A lack of guidance from the FDA is one of the biggest reasons drug makers have been slow to embrace social media. The agency issued draft guidance on the use of social media earlier this month with final guidance expected by July. (See BioWorld Today, Jan. 14, 2014.)

Beyond the U.S., companies must deal with regulations in other countries, which can be tricky since the Internet has no borders.

Adding to the complexity, monitoring and interacting with patients on the Internet can open drug companies up to responsibility of additional reporting of adverse events.

But Aiken said the regulatory uncertainty isn’t “a valid reason to stay on the sidelines. There’s always going to be grey areas.
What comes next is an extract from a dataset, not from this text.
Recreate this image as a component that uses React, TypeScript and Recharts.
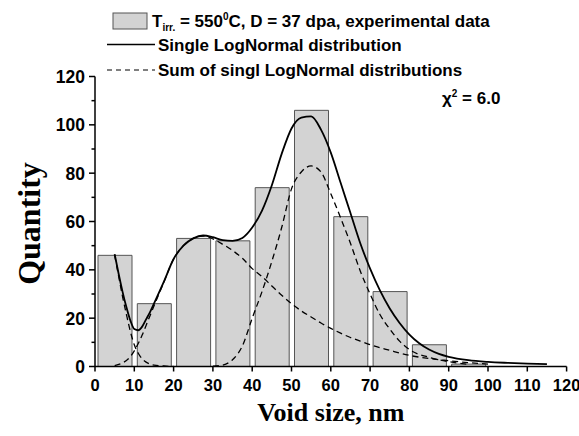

Social media is ever changing so regulators will never be able to fully keep up.”

With a lack of measurements for success, it can be hard for companies to know whether their investment in social media is producing substantial returns on investment. Aiken suggested that company’s social media activities shouldn’t be viewed as a standalone part of the commercial structure but in the context of the overall marketing campaign.

Despite the uncertainty, some companies have tested the waters with a trial-and-error approach. IMS Institute created a Social Media Engagement Index measuring companies on their reach, relevance and relationships. Of the 50 largest drug companies, Johnson & Johnson Co., of New Brunswick, N.J., topped the list, followed by London-based Glaxosmithkline plc. and Novo Nordisk A/S, of Bagsvaerd, Denmark, rounding out the top three.

Johnson & Johnson and Glaxosmithkline have consumer health divisions where engagement may come with less regulatory risk, which might give their prescription drug counterparts a leg up. Companies with narrow therapeutic focuses also tended to have high levels of social media engagement. “Smaller companies are more likely to take some risk and see what does and doesn’t work,” Aitken said.

Ironically, without any fear of wrist slapping from itself, the FDA is more engaged with the health care audience than most pharmaceutical companies. If included in IMS Institute’s rankings, the FDA would rank in the top three for each of the three index measurements.

While not typically thought of as social media, IMS Institute did extensive research on Wikipedia since it’s a website with user-edited information that patients and doctors often turn to first because the pages rank high in web searches. The top 100 Wikipedia pages for health care topics were viewed an average of 1.9 million times each over the last year.

Researchers found a high correlation between IMS prescription data and visits to Wikipedia sites for many diseases. The spike in visits to a disease website could come before, after or at the same time as a spike in prescriptions for drugs treating that disease. The timing correlated with the average age for patients with the diseases: 39 years old for diseases where Wikipedia visits came before prescriptions and 54 years old for diseases where treatment came before Wikipedia visits.

The difference suggest that younger people are doing research before seeking treatment while older people are getting treated and then seeking information online afterward, giving companies an idea of when they should be engaging patients on social media.